Bahena Rivera’s defense lawyer, Chad Frese, told jurors that the confession was false and coerced and that prosecutors failed to prove that it was his client who stabbed Tibbetts to death. He noted that they never found a murder weapon or produced any witnesses showing exactly where she was killed, despite having “unlimited resources” to pursue the highly publicized case.
Frese said Bahena Rivera was not “a monster,” had no history of violence and worked to avoid police, given that he had moved to the country illegally from Mexico as a teenager. He said it made no sense that his client would be “brazen enough to pick up a woman, abduct her and maybe kill her in a span of 10 to 20 minutes.”
“Folks this was planned, not by him but by someone else,” Frese said.
The closing arguments came after a two-week trial at the Scott County Courthouse in Davenport. Jurors were instructed to find Bahena Rivera guilty of first-degree murder if they find that he stabbed Tibbetts, she died as a result, and he acted with malice and a specific intent to kill her.

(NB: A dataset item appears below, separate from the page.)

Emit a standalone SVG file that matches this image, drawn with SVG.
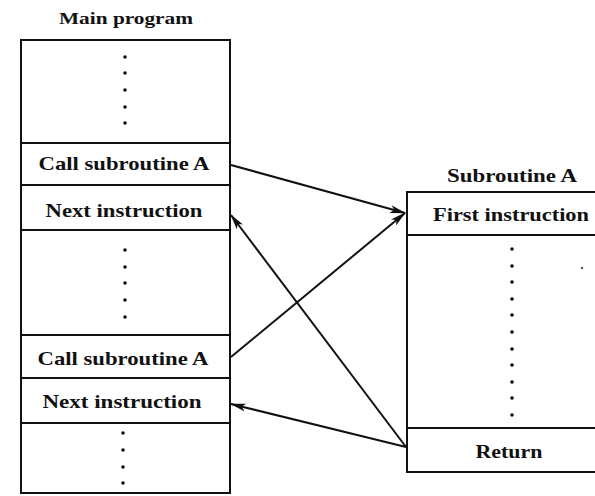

Jurors could also consider lesser charges of second-degree murder, voluntary manslaughter and involuntary manslaughter.
Earlier Thursday, prosecutors had called one rebuttal witness to establish an alibi for Tibbetts’ boyfriend, Dalton Jack, whom the defense has suggested may have been involved.
Jack worked on a bridge project in Dubuque, Iowa, until 7 p.m. on July 18, 2018, about an hour before Tibbetts was abducted and killed in their hometown of Brooklyn, his former supervisor Nick Wilson testified.
Brown argued that Wilson’s testimony showed Jack would not have been able to be in Brooklyn when Tibbetts disappeared without the ability to “teleport.” Brooklyn is about 140 miles (225 kilometers) away from Dubuque, or more than a two-hour drive.
Wilson said that after Jack got off of work, he grilled and drank beer with other crew members at a hotel that evening and was at work the next morning at 5:30 a.m.
Frese, the defense lawyer, said investigators did not adequately look into Jack. He noted Jack sent Tibbetts a text message within minutes of when she disappeared saying that his cellular “data straight up won’t work.”
“That’s a suspicious text if I have ever seen one, folks,” he said. “It sounds like someone trying to cover his tracks.”